Size-selected boron clusters have been found to be predominantly planar or quasi-planar (2D) in the small size regime with the appearance of three-dimensional (3D) borospherene cages of larger sizes. A seashell-like B₂₈^- cluster was previously shown to be the smallest borospherene, which competes with a quasi-planar isomer for the global minimum. Here we report a study on the structures and bonding of the B₂₉^- and B₂₉ clusters using photoelectron spectroscopy (PES) and first-principles calculations and demonstrate the continued competition between the 2D and borospherene structures. The PES spectrum of B₂₉^- displays a complex pattern with evidence of low-lying isomers.

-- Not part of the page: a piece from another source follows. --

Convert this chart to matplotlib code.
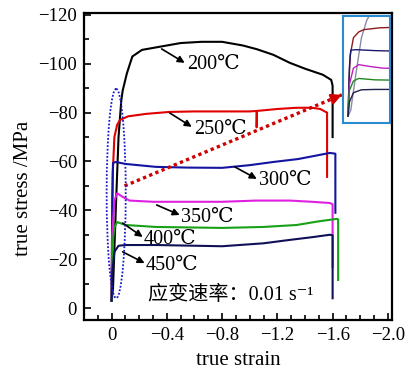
import matplotlib
matplotlib.use("Agg")
import matplotlib.pyplot as plt
from matplotlib.patches import Ellipse
from matplotlib.ticker import FixedLocator, FixedFormatter, MultipleLocator

plt.rcParams['font.family'] = ['Liberation Serif', 'DejaVu Serif', 'Noto Sans CJK SC']

# ---------------- data ----------------
temps = ['200℃', '250℃', '300℃', '350℃', '400℃', '450℃']
colors = ['#000000', '#e00000', '#1414a0', '#e020e0', '#18a018', '#101058']
inset_colors = ['#8a8aa8', '#8b1a1a', '#1a1a70', '#c020c0', '#208a20', '#202050']

strain_200 = [0.0, -0.01, -0.03, -0.05, -0.07, -0.08, -0.11, -0.15, -0.22, -0.35, -0.50, -0.65,
              -0.80, -0.95, -1.05, -1.17, -1.29, -1.40, -1.53, -1.59, -1.60, -1.60]
stress_200 = [-3, -8, -40, -70, -85, -89, -96, -103, -105.7, -107, -108.5, -109,
              -109, -107.5, -106, -103.7, -100.4, -98, -95.5, -93.4, -91, -70]

strain_250 = [0.0, -0.003, -0.008, -0.02, -0.04, -0.06, -0.12, -0.25, -0.42, -0.60, -0.80, -1.00,
              -1.05, -1.05, -1.052, -1.20, -1.34, -1.45, -1.51, -1.56, -1.56]
stress_250 = [-3, -30, -55, -70, -75, -77, -78.5, -79.5, -80.3, -80.5, -80.5, -80.5,
              -80.7, -74, -80.7, -81.5, -82, -82, -81.5, -80, -53.7]

strain_300 = [0.0, -0.005, -0.01, -0.03, -0.10, -0.32, -0.55, -0.80, -1.00, -1.17, -1.35, -1.58, -1.62, -1.62]
stress_300 = [-3, -45, -59.4, -59.8, -59, -57.8, -57.5, -57.4, -58.5, -59.8, -61, -63.5, -63.2, -39]

strain_350 = [0.0, -0.005, -0.02, -0.04, -0.08, -0.13, -0.30, -0.57, -0.80, -1.05, -1.29, -1.45, -1.58, -1.60, -1.60]
stress_350 = [-3, -30, -44, -47, -45.5, -44, -43.5, -43.5, -43.5, -44, -44, -43.5, -43, -42.5, -16.8]

strain_400 = [0.0, -0.005, -0.02, -0.04, -0.10, -0.32, -0.80, -1.10, -1.34, -1.50, -1.63, -1.64, -1.64]
stress_400 = [-3, -25, -33, -35.2, -34, -33.2, -32.8, -33.2, -34, -35.5, -36.5, -36.3, -11.5]

strain_450 = [0.0, -0.005, -0.02, -0.05, -0.10, -0.32, -0.80, -1.10, -1.29, -1.45, -1.58, -1.60, -1.60]
stress_450 = [-3, -15, -23, -25.5, -25.8, -25.8, -25.3, -26.5, -27.9, -29, -30, -29.8, -4]

strains = [strain_200, strain_250, strain_300, strain_350, strain_400, strain_450]
stresses = [stress_200, stress_250, stress_300, stress_350, stress_400, stress_450]

# annotation: (arrow tail, arrow head, text position) in data coords
label_tail = [(-0.362, -106.1), (-0.42, -79.9), (-0.891, -57.8), (-0.326, -42.2), (-0.08, -34.8), (-0.08, -23.0)]
label_head = [(-0.529, -100.4), (-0.58, -74.2), (-1.051, -52.9), (-0.493, -38.1), (-0.225, -29.1), (-0.239, -18.4)]
label_text = [(-0.545, -99.6), (-0.595, -73.2), (-1.065, -52.3), (-0.50, -37.0), (-0.23, -28.0), (-0.245, -17.6)]

x_ticks = [0, -0.4, -0.8, -1.2, -1.6, -2.0]
x_tick_labels = ['0', '−0.4', '−0.8', '−1.2', '−1.6', '−2.0']
y_ticks = [0, -20, -40, -60, -80, -100, -120]
y_tick_labels = ['0', '−20', '−40', '−60', '−80', '−100', '−120']

rate_text = '应变速率：0.01 s⁻¹'

# ---------------- figure ----------------
fig = plt.figure(figsize=(4.09, 3.72), dpi=100)
ax = fig.add_axes([84 / 409, 1 - 320 / 372, (392 - 84) / 409, (320 - 13) / 372])

for s, t, c in zip(strains, stresses, colors):
    ax.plot(s, t, color=c, lw=1.5)

ax.set_xlim(0.2, -2.03)
ax.set_ylim(4.9, -120.8)

ax.xaxis.set_major_locator(FixedLocator(x_ticks))
ax.xaxis.set_major_formatter(FixedFormatter(x_tick_labels))
ax.xaxis.set_minor_locator(MultipleLocator(0.1))
ax.yaxis.set_major_locator(FixedLocator(y_ticks))
ax.yaxis.set_major_formatter(FixedFormatter(y_tick_labels))
ax.yaxis.set_minor_locator(MultipleLocator(10))
ax.tick_params(which='both', direction='in', width=1.2, labelsize=13.5, top=False, right=False)
ax.tick_params(which='major', length=5, pad=5)
ax.tick_params(which='minor', length=3.5)
for sp in ax.spines.values():
    sp.set_linewidth(1.6)

ax.set_xlabel('true strain', fontsize=15, labelpad=5)
fig.text(24 / 409, 1 - 188 / 372, 'true stress /MPa', rotation=90, fontsize=15,
         ha='center', va='center')

# temperature labels with arrows
for name, tail, head, tpos in zip(temps, label_tail, label_head, label_text):
    ax.annotate('', xy=head, xytext=tail,
                arrowprops=dict(arrowstyle='-|>', color='black', lw=1.2,
                                mutation_scale=10, shrinkA=0, shrinkB=0))
    ax.text(tpos[0], tpos[1], name, fontsize=14.5, ha='left', va='center')

ax.text(-0.261, -5.3, rate_text, fontsize=14.5, ha='left', va='center',
        family=['Liberation Serif', 'Noto Sans CJK SC', 'DejaVu Serif'])

# dotted ellipse
ax.add_patch(Ellipse((-0.033, -46.9), 0.138, 85.7, fill=False, edgecolor='#1a1acd',
                     linestyle=(0, (1, 1)), lw=1.3, zorder=5))

# red dotted arrow to inset
arrow_start = (-0.094, -50.0)
arrow_end = (-1.667, -87.3)
ax.plot([arrow_start[0], arrow_end[0]], [arrow_start[1], arrow_end[1]],
        color='#d00000', lw=2.4, linestyle=(0, (1, 1)))
ax.annotate('', xy=arrow_end, xytext=(arrow_end[0] + 0.06, arrow_end[1] + 1.42),
            arrowprops=dict(arrowstyle='-|>', color='#d00000', lw=1.5,
                            mutation_scale=16, shrinkA=0, shrinkB=0))

# inset
axin = fig.add_axes([343 / 409, 1 - 123 / 372, 47 / 409, 107 / 372])
for s, t, c in zip(strains, stresses, inset_colors):
    axin.plot(s, t, color=c, lw=1.0)
axin.set_xlim(0.019, -0.157)
axin.set_ylim(2.9, -88.6)
axin.set_xticks([])
axin.set_yticks([])
for sp in axin.spines.values():
    sp.set_edgecolor('#2a8ad0')
    sp.set_linewidth(1.5)

fig.savefig('out.png', dpi=100)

Global-minimum searches and extensive theoretical calculations revealed a complicated potential energy surface for B₂₉^- with five low-lying isomers, among which the lowest three were shown to contribute to the experimental spectrum. A 3D seashell-like C_s (2, ¹A') isomer, featuring two heptagons on the waist and one octagon at the bottom, is the global minimum for B₂₉^-, followed by a 2D C₁ (3, ¹A) isomer with a hexagonal hole and a stingray-shaped 2D C_s (1, ¹A') isomer with a pentagonal hole. However, by taking into account the entropic effects, the stingray-shaped isomer 1 was shown to be the lowest in energy at room temperature and was found to dominate the PES spectrum. Isomers 2 and 3, which have lower electron binding energies, were also found to be present in the experiment. Chemical bonding analyses showed that isomer 1 is an all-boron analogue of benzo[ghi]fluoranthene (C₁₈H₁₀), whereas the borospherene isomer 2 possesses 18π electrons, conforming to the 2(N + 1)² electron counting rule for spherical aromaticity. For the B₂₉ neutral cluster, the seashell-like borospherene isomer is the global minimum, significantly lower in energy than the stingray-shaped quasi-planar structure.